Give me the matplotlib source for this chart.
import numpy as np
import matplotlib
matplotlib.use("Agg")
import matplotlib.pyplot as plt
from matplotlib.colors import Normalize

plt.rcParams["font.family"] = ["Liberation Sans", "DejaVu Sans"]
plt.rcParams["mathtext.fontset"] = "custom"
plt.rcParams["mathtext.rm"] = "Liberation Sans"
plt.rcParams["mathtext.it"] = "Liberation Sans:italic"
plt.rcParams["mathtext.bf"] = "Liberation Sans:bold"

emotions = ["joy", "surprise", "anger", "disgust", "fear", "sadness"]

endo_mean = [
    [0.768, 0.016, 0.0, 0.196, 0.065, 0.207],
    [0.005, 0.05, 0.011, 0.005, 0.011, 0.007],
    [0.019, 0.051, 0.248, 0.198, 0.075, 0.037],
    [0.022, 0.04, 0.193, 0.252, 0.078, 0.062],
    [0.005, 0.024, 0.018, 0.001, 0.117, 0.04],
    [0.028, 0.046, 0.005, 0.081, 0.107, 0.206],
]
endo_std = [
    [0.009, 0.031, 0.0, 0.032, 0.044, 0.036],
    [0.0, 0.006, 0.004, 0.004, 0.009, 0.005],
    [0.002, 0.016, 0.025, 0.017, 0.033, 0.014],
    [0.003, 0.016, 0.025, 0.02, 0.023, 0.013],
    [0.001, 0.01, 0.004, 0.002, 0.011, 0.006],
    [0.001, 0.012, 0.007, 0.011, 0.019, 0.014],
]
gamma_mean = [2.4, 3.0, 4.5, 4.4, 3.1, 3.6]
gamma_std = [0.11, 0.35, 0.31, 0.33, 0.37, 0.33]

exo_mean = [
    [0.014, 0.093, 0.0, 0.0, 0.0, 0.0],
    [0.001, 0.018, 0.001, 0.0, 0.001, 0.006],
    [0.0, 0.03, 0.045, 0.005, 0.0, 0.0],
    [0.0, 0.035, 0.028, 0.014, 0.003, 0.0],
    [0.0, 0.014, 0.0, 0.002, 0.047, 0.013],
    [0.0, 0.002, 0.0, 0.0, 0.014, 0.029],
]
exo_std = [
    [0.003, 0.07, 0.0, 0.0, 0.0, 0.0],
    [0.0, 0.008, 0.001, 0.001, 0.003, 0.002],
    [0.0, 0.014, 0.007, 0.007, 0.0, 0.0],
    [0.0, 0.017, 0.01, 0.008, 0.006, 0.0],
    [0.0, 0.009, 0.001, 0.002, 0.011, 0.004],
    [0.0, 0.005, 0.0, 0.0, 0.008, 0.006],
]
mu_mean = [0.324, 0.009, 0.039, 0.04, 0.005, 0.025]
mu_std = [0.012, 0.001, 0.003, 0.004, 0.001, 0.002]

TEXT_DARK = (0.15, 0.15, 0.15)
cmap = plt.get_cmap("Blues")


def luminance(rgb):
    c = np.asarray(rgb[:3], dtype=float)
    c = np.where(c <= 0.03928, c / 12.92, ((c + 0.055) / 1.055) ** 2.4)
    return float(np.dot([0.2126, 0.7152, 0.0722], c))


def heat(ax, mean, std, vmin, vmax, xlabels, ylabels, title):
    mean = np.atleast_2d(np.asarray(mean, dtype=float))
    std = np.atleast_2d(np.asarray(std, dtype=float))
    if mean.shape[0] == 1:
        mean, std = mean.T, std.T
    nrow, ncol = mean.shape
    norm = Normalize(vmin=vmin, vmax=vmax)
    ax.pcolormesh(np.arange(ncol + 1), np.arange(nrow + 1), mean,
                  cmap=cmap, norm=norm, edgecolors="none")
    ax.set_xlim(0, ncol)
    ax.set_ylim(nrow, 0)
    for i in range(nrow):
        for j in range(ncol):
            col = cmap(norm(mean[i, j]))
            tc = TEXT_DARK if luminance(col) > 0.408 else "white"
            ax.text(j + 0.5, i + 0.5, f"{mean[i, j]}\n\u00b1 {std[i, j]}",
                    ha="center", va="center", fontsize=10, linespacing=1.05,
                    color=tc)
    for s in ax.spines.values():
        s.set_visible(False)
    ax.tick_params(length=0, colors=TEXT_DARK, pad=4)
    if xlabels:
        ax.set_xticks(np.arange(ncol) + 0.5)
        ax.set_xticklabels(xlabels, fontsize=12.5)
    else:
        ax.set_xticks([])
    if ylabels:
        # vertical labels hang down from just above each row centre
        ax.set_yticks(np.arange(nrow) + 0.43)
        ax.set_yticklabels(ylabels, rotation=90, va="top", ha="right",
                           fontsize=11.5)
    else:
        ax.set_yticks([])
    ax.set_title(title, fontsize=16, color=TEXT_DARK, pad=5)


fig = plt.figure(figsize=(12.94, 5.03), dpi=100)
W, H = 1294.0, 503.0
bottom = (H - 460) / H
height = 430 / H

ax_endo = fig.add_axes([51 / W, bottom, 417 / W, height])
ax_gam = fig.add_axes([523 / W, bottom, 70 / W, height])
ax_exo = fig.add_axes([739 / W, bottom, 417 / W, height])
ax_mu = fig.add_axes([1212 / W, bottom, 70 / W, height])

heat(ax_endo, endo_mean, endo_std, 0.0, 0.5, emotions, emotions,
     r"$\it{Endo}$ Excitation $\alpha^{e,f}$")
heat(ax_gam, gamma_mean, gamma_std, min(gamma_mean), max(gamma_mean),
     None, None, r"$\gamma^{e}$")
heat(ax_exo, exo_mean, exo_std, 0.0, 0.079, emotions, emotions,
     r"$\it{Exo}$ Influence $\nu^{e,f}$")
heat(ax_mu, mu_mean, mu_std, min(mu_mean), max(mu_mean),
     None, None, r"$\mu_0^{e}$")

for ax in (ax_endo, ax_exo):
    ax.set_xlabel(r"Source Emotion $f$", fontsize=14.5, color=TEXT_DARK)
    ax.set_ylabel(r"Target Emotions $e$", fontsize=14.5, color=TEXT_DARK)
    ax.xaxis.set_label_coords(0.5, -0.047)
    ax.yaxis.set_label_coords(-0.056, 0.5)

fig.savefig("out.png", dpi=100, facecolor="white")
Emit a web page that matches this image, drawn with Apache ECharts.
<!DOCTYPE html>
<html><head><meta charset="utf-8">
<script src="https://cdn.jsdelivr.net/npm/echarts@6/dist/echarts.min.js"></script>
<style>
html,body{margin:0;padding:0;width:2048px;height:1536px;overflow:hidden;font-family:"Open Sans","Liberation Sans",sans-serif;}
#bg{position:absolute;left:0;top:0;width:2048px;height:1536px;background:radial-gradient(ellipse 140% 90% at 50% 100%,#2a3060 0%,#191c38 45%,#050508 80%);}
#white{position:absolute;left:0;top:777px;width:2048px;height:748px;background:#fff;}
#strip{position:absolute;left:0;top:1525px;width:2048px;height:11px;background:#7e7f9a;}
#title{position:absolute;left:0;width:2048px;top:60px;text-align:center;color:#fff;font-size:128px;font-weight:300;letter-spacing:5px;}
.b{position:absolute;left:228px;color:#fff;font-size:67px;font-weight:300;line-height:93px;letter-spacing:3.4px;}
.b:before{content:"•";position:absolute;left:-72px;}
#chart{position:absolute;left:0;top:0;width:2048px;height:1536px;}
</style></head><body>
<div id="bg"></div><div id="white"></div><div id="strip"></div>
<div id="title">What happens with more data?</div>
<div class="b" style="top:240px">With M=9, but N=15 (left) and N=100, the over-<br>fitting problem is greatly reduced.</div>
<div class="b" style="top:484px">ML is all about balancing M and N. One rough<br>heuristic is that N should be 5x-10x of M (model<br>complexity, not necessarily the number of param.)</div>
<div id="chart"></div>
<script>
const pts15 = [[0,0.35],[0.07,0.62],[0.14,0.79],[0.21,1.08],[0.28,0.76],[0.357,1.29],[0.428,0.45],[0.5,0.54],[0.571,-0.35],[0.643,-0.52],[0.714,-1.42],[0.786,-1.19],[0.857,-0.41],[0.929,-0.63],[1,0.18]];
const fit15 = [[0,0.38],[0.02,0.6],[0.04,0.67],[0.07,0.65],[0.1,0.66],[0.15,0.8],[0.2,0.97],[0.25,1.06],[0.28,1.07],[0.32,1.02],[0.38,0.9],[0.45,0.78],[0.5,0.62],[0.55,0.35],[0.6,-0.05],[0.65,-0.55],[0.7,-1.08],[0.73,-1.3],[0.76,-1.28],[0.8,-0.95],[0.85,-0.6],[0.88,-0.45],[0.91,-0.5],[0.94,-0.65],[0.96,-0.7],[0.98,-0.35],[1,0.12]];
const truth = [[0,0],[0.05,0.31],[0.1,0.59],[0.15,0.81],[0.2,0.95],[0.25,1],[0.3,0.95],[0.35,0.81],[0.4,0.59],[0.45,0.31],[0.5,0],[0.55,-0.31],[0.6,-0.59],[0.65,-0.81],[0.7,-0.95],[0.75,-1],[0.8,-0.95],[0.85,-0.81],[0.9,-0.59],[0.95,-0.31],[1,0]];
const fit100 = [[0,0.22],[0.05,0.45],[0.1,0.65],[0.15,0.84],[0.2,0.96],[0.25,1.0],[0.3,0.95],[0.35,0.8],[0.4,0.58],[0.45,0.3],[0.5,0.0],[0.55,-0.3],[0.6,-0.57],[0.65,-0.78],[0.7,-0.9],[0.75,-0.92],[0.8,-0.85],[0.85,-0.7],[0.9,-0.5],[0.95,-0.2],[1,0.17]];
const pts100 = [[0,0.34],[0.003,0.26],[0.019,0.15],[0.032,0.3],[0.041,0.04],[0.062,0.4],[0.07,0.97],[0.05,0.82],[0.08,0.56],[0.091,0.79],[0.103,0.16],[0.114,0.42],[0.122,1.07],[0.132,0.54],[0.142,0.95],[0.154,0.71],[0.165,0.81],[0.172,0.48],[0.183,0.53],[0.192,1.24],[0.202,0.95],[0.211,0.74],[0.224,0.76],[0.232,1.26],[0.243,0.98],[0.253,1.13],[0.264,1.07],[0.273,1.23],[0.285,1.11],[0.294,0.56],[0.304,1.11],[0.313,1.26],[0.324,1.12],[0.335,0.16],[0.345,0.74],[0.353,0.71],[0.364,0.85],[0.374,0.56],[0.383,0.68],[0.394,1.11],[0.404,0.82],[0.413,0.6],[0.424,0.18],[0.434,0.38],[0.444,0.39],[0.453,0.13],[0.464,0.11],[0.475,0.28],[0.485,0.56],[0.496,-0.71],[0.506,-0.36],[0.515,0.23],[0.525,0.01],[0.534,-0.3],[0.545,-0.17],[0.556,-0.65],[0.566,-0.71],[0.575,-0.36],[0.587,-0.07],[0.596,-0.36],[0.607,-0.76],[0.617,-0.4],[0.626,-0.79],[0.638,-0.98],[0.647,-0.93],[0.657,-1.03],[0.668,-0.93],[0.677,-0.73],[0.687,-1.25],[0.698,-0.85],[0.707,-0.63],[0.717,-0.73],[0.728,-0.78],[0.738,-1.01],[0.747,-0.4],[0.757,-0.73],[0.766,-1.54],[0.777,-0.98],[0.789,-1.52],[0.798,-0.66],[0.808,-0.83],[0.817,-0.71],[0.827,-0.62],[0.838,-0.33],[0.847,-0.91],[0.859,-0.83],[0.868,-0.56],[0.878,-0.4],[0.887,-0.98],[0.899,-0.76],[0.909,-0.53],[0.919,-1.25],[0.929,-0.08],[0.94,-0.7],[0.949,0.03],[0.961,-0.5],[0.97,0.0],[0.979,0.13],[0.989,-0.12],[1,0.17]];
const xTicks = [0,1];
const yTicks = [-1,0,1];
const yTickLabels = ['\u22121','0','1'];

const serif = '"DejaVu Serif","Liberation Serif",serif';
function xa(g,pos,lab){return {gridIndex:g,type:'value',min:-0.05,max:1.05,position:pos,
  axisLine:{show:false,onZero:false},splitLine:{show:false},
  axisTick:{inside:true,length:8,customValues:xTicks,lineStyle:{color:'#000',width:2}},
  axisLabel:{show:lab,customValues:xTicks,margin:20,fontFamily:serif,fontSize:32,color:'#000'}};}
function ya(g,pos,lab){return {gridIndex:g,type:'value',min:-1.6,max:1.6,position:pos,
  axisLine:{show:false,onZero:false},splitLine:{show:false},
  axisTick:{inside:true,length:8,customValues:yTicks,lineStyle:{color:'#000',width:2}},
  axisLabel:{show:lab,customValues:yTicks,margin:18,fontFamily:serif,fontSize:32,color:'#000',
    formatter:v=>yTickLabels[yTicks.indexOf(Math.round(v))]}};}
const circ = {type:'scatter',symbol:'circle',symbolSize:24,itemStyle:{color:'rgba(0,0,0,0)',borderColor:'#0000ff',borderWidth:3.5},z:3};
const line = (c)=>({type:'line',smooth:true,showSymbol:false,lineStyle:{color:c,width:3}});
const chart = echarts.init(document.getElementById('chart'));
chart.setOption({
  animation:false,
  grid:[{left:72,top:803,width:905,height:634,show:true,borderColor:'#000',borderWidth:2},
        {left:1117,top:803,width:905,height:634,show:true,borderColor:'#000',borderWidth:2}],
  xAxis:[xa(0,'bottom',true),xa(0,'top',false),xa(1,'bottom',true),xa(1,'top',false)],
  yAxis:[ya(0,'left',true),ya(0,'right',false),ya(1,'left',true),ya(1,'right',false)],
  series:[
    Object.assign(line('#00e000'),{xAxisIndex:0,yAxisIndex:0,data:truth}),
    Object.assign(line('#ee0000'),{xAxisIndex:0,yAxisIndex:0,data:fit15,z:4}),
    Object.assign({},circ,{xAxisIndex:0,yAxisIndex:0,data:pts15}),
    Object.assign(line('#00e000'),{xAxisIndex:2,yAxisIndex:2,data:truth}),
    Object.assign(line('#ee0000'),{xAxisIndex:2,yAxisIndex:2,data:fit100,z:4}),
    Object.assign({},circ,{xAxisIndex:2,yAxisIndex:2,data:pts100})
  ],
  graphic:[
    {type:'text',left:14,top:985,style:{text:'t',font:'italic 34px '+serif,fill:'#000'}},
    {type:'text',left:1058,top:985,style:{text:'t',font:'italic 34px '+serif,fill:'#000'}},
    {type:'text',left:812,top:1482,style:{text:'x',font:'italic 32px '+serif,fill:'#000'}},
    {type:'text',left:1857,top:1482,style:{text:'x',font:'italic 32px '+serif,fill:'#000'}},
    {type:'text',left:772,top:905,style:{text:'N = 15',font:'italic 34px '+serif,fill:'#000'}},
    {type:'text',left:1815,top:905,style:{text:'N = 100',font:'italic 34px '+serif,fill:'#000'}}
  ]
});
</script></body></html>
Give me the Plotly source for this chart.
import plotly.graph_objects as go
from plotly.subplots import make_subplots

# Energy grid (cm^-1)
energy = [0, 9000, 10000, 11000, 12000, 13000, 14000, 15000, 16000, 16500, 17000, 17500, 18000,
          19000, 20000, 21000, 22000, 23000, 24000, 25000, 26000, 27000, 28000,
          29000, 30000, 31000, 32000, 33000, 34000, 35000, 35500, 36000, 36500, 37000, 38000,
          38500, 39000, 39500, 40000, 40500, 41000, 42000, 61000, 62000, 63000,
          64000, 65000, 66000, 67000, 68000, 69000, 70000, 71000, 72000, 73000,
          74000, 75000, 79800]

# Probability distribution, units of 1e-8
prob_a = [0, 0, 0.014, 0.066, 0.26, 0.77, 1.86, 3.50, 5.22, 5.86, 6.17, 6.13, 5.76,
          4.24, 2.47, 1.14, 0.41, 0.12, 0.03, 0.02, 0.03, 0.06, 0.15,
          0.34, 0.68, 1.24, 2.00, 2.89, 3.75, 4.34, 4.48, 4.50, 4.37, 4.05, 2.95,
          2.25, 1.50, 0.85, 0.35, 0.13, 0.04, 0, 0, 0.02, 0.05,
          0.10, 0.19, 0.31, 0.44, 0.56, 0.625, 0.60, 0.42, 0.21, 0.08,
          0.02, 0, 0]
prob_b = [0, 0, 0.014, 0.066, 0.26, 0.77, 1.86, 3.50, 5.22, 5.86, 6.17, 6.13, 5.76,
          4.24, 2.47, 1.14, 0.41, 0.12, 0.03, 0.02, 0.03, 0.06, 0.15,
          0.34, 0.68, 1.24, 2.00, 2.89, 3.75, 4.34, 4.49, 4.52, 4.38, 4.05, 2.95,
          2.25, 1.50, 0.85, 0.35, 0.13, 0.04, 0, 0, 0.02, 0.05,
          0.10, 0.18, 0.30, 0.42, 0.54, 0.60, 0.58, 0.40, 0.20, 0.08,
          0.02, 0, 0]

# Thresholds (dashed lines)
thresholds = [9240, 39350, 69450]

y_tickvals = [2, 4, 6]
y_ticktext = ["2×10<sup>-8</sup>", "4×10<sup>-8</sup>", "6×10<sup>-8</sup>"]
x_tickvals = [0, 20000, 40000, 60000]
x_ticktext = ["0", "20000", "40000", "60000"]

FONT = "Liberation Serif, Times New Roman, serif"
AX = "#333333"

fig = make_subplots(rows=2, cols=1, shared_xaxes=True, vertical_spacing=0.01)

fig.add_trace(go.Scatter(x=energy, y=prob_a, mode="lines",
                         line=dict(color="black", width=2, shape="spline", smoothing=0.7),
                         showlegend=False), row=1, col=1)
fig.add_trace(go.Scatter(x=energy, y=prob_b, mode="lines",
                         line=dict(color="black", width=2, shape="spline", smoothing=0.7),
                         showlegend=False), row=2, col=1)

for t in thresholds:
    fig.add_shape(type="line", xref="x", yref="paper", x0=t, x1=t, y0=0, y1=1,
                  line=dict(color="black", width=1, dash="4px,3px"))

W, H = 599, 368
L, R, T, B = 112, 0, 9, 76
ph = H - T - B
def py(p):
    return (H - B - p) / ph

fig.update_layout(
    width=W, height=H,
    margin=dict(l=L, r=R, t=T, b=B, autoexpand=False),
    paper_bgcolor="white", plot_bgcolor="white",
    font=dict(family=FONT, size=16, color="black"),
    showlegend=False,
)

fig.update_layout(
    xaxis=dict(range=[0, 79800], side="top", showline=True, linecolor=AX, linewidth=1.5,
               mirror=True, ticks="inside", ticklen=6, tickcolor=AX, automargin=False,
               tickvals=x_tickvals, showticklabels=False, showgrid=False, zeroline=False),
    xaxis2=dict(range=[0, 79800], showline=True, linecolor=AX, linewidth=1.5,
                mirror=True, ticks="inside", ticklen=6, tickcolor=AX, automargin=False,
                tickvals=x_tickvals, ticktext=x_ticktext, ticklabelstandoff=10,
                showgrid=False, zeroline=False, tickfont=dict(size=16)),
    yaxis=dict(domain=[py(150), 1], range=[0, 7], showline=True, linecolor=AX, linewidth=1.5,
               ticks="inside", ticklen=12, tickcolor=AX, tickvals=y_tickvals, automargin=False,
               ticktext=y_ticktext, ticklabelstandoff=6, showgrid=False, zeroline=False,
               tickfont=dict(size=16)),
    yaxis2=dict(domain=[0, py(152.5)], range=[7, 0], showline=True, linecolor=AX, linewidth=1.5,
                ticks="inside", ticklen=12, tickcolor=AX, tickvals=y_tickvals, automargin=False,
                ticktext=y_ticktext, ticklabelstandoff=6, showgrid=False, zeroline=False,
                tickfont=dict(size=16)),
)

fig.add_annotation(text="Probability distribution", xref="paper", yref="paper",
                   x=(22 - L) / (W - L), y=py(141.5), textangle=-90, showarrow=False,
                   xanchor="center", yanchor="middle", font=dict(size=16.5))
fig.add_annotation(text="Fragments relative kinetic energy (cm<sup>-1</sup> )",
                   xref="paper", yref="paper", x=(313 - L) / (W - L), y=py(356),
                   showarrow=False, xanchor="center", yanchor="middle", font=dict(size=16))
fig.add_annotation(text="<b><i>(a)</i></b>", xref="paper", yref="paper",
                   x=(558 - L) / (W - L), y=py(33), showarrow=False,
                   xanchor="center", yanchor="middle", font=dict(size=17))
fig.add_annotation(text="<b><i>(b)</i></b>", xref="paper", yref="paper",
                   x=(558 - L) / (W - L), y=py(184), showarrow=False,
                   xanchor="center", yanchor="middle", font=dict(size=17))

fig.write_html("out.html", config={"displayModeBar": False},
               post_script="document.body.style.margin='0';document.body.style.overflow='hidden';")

DIRECTIVE |
Write out the listing's lines exactly, from its first line through the line that contains "gamma_std = [0.11, 0.35, 0.31, 0.33, 0.37, 0.33]", and stop there.

WRITTEN ANSWER |
Give me the matplotlib source for this chart.
import numpy as np
import matplotlib
matplotlib.use("Agg")
import matplotlib.pyplot as plt
from matplotlib.colors import Normalize

plt.rcParams["font.family"] = ["Liberation Sans", "DejaVu Sans"]
plt.rcParams["mathtext.fontset"] = "custom"
plt.rcParams["mathtext.rm"] = "Liberation Sans"
plt.rcParams["mathtext.it"] = "Liberation Sans:italic"
plt.rcParams["mathtext.bf"] = "Liberation Sans:bold"

emotions = ["joy", "surprise", "anger", "disgust", "fear", "sadness"]

endo_mean = [
    [0.768, 0.016, 0.0, 0.196, 0.065, 0.207],
    [0.005, 0.05, 0.011, 0.005, 0.011, 0.007],
    [0.019, 0.051, 0.248, 0.198, 0.075, 0.037],
    [0.022, 0.04, 0.193, 0.252, 0.078, 0.062],
    [0.005, 0.024, 0.018, 0.001, 0.117, 0.04],
    [0.028, 0.046, 0.005, 0.081, 0.107, 0.206],
]
endo_std = [
    [0.009, 0.031, 0.0, 0.032, 0.044, 0.036],
    [0.0, 0.006, 0.004, 0.004, 0.009, 0.005],
    [0.002, 0.016, 0.025, 0.017, 0.033, 0.014],
    [0.003, 0.016, 0.025, 0.02, 0.023, 0.013],
    [0.001, 0.01, 0.004, 0.002, 0.011, 0.006],
    [0.001, 0.012, 0.007, 0.011, 0.019, 0.014],
]
gamma_mean = [2.4, 3.0, 4.5, 4.4, 3.1, 3.6]
gamma_std = [0.11, 0.35, 0.31, 0.33, 0.37, 0.33]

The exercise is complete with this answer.